Un camarero les dejó la cuenta en un platito. Volviendo a la realidad, Chacaltana miró a su alrededor. No quedaban clientes en el restaurante. Daniel Álvarez tampoco había vuelto a aparecer, y por cierto, no había pagado su parte de la cuenta. El asistente de archivo sacó la billetera. Decidió dejar propina. Había sido un almuerzo caro pero productivo.
—¿Lo encontró muy viejo? —preguntó, por llenar el vacío, por no tener que pensar.
—¿A Gonzalo? Lo vi mejor que yo, en realidad. Su casa es una pesadilla. Pero él se ve bien.

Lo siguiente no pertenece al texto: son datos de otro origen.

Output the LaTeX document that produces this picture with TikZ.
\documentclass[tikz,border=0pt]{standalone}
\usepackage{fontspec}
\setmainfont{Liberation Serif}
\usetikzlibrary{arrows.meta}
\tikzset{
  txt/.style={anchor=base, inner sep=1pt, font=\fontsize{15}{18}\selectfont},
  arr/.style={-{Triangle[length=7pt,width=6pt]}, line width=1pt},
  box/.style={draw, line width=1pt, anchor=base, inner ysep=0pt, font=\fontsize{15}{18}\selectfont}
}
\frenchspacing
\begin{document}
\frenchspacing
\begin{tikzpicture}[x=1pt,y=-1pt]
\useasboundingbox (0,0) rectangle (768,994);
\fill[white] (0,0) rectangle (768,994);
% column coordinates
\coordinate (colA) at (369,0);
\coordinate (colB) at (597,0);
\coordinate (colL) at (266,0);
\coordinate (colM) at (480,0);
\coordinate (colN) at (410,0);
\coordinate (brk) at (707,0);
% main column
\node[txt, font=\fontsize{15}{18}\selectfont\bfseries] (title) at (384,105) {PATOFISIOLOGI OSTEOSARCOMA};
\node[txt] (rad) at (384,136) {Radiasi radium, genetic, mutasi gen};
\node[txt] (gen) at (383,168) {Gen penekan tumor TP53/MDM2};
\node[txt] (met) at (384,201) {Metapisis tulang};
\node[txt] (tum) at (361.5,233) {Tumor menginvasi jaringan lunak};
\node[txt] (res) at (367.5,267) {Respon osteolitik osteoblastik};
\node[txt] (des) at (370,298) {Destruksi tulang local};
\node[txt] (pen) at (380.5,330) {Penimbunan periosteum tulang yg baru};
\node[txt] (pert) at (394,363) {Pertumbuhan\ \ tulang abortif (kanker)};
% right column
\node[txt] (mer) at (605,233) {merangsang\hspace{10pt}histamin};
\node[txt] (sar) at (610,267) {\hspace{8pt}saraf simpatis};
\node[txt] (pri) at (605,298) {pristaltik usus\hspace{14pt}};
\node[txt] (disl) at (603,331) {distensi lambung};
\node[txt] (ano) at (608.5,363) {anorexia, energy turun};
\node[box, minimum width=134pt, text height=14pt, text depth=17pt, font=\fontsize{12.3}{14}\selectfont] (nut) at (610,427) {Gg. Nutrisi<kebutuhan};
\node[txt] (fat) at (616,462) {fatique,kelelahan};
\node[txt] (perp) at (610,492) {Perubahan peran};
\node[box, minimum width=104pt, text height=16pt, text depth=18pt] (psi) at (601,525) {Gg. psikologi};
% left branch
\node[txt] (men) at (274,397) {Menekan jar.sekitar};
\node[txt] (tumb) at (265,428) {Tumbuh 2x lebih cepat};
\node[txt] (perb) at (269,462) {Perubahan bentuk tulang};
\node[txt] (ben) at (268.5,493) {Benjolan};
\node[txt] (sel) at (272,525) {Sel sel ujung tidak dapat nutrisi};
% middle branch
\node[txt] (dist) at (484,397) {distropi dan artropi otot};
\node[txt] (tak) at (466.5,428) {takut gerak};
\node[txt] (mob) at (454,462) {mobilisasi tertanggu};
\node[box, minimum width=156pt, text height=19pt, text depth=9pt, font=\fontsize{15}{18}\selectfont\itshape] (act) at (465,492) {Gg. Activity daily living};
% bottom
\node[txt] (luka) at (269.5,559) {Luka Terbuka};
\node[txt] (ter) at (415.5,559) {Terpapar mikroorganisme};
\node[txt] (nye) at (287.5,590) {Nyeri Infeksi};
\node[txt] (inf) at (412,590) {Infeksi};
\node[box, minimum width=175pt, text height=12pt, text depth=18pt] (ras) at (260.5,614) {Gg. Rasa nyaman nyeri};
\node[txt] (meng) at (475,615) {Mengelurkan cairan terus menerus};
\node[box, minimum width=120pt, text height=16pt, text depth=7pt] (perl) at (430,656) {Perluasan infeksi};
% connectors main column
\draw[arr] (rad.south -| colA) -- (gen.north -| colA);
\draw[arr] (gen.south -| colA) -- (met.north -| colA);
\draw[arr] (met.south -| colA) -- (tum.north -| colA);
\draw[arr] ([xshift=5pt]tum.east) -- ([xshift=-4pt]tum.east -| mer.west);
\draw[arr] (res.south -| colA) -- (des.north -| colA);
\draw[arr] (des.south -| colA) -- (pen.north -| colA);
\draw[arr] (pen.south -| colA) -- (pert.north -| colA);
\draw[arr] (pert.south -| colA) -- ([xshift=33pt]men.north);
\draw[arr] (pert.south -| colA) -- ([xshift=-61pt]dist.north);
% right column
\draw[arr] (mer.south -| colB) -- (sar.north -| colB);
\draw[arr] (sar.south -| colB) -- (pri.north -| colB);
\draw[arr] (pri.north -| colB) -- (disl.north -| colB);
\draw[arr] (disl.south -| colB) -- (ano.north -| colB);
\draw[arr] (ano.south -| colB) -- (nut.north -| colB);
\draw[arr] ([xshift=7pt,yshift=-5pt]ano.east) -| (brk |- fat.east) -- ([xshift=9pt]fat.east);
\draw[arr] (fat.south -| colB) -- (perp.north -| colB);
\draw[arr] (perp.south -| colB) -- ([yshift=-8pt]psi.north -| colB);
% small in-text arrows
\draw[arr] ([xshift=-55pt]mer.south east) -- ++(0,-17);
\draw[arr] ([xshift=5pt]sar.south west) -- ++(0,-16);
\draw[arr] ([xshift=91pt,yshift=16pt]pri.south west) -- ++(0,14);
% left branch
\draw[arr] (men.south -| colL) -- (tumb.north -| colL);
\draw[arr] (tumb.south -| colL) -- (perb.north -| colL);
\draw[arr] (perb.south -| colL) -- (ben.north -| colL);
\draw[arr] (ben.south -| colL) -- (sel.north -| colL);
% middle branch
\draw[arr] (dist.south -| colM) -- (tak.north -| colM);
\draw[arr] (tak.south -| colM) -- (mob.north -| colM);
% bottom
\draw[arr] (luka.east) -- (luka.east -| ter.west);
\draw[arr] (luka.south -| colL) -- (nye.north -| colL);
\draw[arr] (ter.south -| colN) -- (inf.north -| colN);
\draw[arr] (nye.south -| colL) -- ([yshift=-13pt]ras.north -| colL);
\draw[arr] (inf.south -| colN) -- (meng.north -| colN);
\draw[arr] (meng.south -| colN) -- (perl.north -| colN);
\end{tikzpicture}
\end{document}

—¿Le parece? Ni siquiera me lo puedo imaginar apuntando un arma, con el temblor de su mano.
—¿El qué?
—El temblor. Le tiemblan las manos. Como si tuviera párkinson o algo así.
Mendoza lo miró extrañado, como si hubiesen hablado todo el tiempo de personas diferentes:
—No sé a qué te refieres, chaval. A Gonzalo no le tiembla nada. Me apuntó con un arma y tenía la mano firme como una roca. Aunque ahora fuese negro y bizco, yo lo habría reconocido sólo por esa mano.
Chacaltana asintió sin decir nada.
Le sorprendió notar que no se sorprendía.